[Written instruction]: Write out the entire listing below exactly, with the pictures left out.

....................

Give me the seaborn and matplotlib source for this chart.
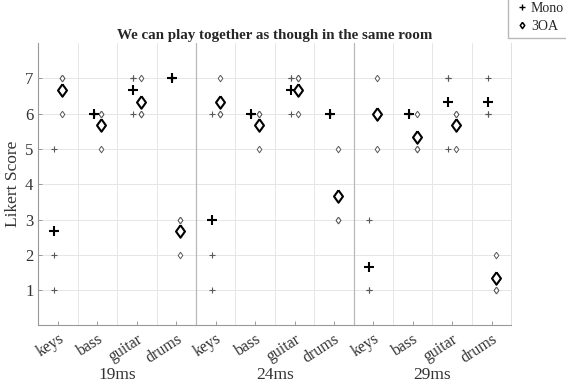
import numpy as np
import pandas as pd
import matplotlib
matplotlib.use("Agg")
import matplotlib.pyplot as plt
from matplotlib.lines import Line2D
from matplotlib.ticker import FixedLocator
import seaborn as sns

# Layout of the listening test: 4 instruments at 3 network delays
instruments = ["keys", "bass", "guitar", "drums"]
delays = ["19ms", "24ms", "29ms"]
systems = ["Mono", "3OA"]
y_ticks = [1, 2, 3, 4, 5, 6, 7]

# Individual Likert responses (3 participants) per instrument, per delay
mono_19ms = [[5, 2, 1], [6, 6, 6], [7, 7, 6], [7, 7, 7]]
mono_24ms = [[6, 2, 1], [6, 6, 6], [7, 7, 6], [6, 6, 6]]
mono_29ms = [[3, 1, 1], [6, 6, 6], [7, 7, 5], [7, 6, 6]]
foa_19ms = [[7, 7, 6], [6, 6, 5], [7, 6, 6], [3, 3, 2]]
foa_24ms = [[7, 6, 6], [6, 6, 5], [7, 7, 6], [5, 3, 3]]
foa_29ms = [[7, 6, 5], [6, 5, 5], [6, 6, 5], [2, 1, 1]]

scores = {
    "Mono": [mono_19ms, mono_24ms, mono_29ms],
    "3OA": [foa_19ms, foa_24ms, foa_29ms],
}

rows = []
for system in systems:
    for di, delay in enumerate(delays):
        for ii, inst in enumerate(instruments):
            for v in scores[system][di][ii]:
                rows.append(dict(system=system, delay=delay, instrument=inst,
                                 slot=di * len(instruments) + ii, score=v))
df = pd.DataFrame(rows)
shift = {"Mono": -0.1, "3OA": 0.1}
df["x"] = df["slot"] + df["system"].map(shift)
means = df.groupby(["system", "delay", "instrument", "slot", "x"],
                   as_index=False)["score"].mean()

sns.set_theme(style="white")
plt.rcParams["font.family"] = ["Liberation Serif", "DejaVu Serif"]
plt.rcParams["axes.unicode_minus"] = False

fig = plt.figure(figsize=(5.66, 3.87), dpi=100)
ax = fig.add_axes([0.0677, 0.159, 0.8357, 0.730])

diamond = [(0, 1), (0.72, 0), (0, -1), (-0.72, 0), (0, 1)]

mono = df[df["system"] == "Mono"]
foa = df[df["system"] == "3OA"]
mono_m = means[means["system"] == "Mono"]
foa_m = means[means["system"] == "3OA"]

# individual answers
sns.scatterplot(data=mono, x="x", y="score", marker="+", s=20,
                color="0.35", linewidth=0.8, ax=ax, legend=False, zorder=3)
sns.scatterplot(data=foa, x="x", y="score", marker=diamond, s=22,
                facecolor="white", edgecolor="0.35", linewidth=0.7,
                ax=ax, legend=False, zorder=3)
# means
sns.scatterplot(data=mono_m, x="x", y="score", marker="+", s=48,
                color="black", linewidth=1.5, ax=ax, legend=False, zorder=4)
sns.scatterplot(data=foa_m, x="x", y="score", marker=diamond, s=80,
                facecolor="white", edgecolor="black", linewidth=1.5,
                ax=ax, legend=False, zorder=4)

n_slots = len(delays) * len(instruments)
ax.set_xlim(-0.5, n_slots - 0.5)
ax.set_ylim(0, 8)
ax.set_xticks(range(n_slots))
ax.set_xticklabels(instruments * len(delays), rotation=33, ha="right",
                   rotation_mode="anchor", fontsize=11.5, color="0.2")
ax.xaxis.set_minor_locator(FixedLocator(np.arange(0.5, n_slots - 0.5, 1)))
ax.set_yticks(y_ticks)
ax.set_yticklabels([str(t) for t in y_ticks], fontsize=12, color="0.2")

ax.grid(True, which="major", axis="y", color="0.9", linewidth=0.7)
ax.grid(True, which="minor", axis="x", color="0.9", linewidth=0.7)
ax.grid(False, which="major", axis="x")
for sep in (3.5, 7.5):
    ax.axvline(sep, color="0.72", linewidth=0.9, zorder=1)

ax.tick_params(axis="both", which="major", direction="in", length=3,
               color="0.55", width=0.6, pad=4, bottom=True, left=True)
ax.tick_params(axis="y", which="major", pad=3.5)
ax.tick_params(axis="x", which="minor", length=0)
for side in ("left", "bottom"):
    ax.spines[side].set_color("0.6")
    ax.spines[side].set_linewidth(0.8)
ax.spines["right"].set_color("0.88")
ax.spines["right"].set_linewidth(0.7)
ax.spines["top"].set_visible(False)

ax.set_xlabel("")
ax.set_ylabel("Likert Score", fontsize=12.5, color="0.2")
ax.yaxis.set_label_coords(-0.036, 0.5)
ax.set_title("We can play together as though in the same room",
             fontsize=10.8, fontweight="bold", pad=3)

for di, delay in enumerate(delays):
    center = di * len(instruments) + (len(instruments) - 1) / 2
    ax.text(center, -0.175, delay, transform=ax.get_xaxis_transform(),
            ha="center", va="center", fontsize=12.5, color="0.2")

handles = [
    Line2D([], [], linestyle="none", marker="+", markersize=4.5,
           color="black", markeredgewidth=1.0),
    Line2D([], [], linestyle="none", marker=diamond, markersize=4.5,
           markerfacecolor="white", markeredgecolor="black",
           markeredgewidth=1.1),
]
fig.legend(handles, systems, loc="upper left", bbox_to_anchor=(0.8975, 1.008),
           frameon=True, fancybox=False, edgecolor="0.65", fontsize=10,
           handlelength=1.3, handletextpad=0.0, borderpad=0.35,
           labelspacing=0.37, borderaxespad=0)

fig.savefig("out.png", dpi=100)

....................

[Solution for this problem]:
Give me the seaborn and matplotlib source for this chart.
import numpy as np
import pandas as pd
import matplotlib
matplotlib.use("Agg")
import matplotlib.pyplot as plt
from matplotlib.lines import Line2D
from matplotlib.ticker import FixedLocator
import seaborn as sns

# Layout of the listening test: 4 instruments at 3 network delays
instruments = ["keys", "bass", "guitar", "drums"]
delays = ["19ms", "24ms", "29ms"]
systems = ["Mono", "3OA"]
y_ticks = [1, 2, 3, 4, 5, 6, 7]

# Individual Likert responses (3 participants) per instrument, per delay
mono_19ms = [[5, 2, 1], [6, 6, 6], [7, 7, 6], [7, 7, 7]]
mono_24ms = [[6, 2, 1], [6, 6, 6], [7, 7, 6], [6, 6, 6]]
mono_29ms = [[3, 1, 1], [6, 6, 6], [7, 7, 5], [7, 6, 6]]
foa_19ms = [[7, 7, 6], [6, 6, 5], [7, 6, 6], [3, 3, 2]]
foa_24ms = [[7, 6, 6], [6, 6, 5], [7, 7, 6], [5, 3, 3]]
foa_29ms = [[7, 6, 5], [6, 5, 5], [6, 6, 5], [2, 1, 1]]

scores = {
    "Mono": [mono_19ms, mono_24ms, mono_29ms],
    "3OA": [foa_19ms, foa_24ms, foa_29ms],
}

rows = []
for system in systems:
    for di, delay in enumerate(delays):
        for ii, inst in enumerate(instruments):
            for v in scores[system][di][ii]:
                rows.append(dict(system=system, delay=delay, instrument=inst,
                                 slot=di * len(instruments) + ii, score=v))
df = pd.DataFrame(rows)
shift = {"Mono": -0.1, "3OA": 0.1}
df["x"] = df["slot"] + df["system"].map(shift)
means = df.groupby(["system", "delay", "instrument", "slot", "x"],
                   as_index=False)["score"].mean()

sns.set_theme(style="white")
plt.rcParams["font.family"] = ["Liberation Serif", "DejaVu Serif"]
plt.rcParams["axes.unicode_minus"] = False

fig = plt.figure(figsize=(5.66, 3.87), dpi=100)
ax = fig.add_axes([0.0677, 0.159, 0.8357, 0.730])

diamond = [(0, 1), (0.72, 0), (0, -1), (-0.72, 0), (0, 1)]

mono = df[df["system"] == "Mono"]
foa = df[df["system"] == "3OA"]
mono_m = means[means["system"] == "Mono"]
foa_m = means[means["system"] == "3OA"]

# individual answers
sns.scatterplot(data=mono, x="x", y="score", marker="+", s=20,
                color="0.35", linewidth=0.8, ax=ax, legend=False, zorder=3)
sns.scatterplot(data=foa, x="x", y="score", marker=diamond, s=22,
                facecolor="white", edgecolor="0.35", linewidth=0.7,
                ax=ax, legend=False, zorder=3)
# means
sns.scatterplot(data=mono_m, x="x", y="score", marker="+", s=48,
                color="black", linewidth=1.5, ax=ax, legend=False, zorder=4)
sns.scatterplot(data=foa_m, x="x", y="score", marker=diamond, s=80,
                facecolor="white", edgecolor="black", linewidth=1.5,
                ax=ax, legend=False, zorder=4)

n_slots = len(delays) * len(instruments)
ax.set_xlim(-0.5, n_slots - 0.5)
ax.set_ylim(0, 8)
ax.set_xticks(range(n_slots))
ax.set_xticklabels(instruments * len(delays), rotation=33, ha="right",
                   rotation_mode="anchor", fontsize=11.5, color="0.2")
ax.xaxis.set_minor_locator(FixedLocator(np.arange(0.5, n_slots - 0.5, 1)))
ax.set_yticks(y_ticks)
ax.set_yticklabels([str(t) for t in y_ticks], fontsize=12, color="0.2")

ax.grid(True, which="major", axis="y", color="0.9", linewidth=0.7)
ax.grid(True, which="minor", axis="x", color="0.9", linewidth=0.7)
ax.grid(False, which="major", axis="x")
for sep in (3.5, 7.5):
    ax.axvline(sep, color="0.72", linewidth=0.9, zorder=1)

ax.tick_params(axis="both", which="major", direction="in", length=3,
               color="0.55", width=0.6, pad=4, bottom=True, left=True)
ax.tick_params(axis="y", which="major", pad=3.5)
ax.tick_params(axis="x", which="minor", length=0)
for side in ("left", "bottom"):
    ax.spines[side].set_color("0.6")
    ax.spines[side].set_linewidth(0.8)
ax.spines["right"].set_color("0.88")
ax.spines["right"].set_linewidth(0.7)
ax.spines["top"].set_visible(False)

ax.set_xlabel("")
ax.set_ylabel("Likert Score", fontsize=12.5, color="0.2")
ax.yaxis.set_label_coords(-0.036, 0.5)
ax.set_title("We can play together as though in the same room",
             fontsize=10.8, fontweight="bold", pad=3)

for di, delay in enumerate(delays):
    center = di * len(instruments) + (len(instruments) - 1) / 2
    ax.text(center, -0.175, delay, transform=ax.get_xaxis_transform(),
            ha="center", va="center", fontsize=12.5, color="0.2")

handles = [
    Line2D([], [], linestyle="none", marker="+", markersize=4.5,
           color="black", markeredgewidth=1.0),
    Line2D([], [], linestyle="none", marker=diamond, markersize=4.5,
           markerfacecolor="white", markeredgecolor="black",
           markeredgewidth=1.1),
]
fig.legend(handles, systems, loc="upper left", bbox_to_anchor=(0.8975, 1.008),
           frameon=True, fancybox=False, edgecolor="0.65", fontsize=10,
           handlelength=1.3, handletextpad=0.0, borderpad=0.35,
           labelspacing=0.37, borderaxespad=0)

fig.savefig("out.png", dpi=100)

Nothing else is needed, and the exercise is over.